** BEGIN **
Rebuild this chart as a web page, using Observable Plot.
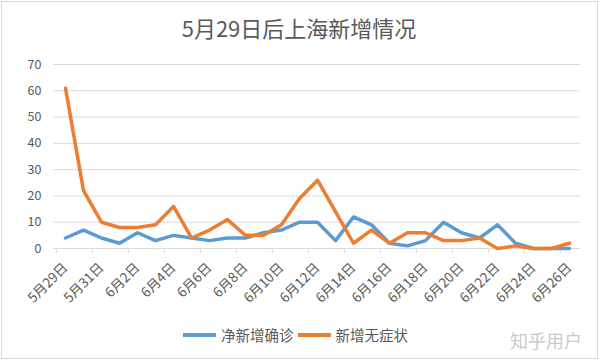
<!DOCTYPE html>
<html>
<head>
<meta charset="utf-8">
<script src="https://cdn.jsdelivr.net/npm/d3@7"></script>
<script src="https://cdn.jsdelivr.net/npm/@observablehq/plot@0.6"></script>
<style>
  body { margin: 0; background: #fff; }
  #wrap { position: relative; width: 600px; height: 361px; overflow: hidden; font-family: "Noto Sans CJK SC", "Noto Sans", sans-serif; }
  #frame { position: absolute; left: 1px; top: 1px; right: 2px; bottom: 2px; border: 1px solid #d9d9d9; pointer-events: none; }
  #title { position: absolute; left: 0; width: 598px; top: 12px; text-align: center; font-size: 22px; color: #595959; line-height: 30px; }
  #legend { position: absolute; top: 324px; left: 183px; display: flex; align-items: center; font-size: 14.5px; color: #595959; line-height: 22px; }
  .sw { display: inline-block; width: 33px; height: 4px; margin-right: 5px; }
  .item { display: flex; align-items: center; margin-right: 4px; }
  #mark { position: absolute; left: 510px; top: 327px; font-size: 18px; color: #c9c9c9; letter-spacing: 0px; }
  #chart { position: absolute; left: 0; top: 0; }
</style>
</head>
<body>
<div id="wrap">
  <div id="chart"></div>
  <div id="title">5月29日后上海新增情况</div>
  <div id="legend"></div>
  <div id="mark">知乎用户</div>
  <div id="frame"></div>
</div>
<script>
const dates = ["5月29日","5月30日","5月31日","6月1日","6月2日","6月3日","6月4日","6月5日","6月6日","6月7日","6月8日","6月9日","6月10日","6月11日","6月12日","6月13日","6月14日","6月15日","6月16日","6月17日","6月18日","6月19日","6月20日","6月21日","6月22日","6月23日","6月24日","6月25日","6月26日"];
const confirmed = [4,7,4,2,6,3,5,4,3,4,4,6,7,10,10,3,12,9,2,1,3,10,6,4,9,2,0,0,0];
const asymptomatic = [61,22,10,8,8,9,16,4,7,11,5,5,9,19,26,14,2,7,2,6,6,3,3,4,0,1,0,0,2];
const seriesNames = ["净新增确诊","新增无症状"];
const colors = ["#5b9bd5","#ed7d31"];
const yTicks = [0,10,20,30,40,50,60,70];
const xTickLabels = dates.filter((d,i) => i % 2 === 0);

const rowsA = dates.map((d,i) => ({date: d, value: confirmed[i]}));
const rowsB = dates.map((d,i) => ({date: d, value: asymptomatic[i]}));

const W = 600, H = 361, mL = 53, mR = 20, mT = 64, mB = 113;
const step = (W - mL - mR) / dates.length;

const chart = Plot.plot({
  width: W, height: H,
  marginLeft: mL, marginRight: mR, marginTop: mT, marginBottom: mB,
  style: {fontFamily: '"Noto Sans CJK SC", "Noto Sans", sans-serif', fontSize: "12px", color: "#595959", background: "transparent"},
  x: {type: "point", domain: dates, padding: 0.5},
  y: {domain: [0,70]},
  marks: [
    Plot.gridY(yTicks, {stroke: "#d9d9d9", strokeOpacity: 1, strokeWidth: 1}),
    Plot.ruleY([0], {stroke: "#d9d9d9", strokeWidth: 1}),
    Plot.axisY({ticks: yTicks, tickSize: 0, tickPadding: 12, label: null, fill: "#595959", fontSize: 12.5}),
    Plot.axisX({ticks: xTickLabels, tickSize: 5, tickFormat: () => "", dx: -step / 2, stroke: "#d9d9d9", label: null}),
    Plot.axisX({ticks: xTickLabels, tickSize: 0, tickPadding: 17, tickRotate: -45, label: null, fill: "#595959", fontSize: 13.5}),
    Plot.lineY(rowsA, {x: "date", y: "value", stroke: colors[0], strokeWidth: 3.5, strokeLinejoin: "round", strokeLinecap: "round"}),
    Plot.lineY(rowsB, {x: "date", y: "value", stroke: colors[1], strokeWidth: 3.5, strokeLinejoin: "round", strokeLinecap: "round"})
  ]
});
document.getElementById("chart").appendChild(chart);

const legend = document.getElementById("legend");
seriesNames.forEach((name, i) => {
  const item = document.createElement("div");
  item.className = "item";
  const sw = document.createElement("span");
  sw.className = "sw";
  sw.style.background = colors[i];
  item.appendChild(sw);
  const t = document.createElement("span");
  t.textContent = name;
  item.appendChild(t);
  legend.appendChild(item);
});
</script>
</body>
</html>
** END **
#### [Exercise brief]
Check each line of the listing above for the string "chart", then report only how many lines have it.

#### [Full answer]
5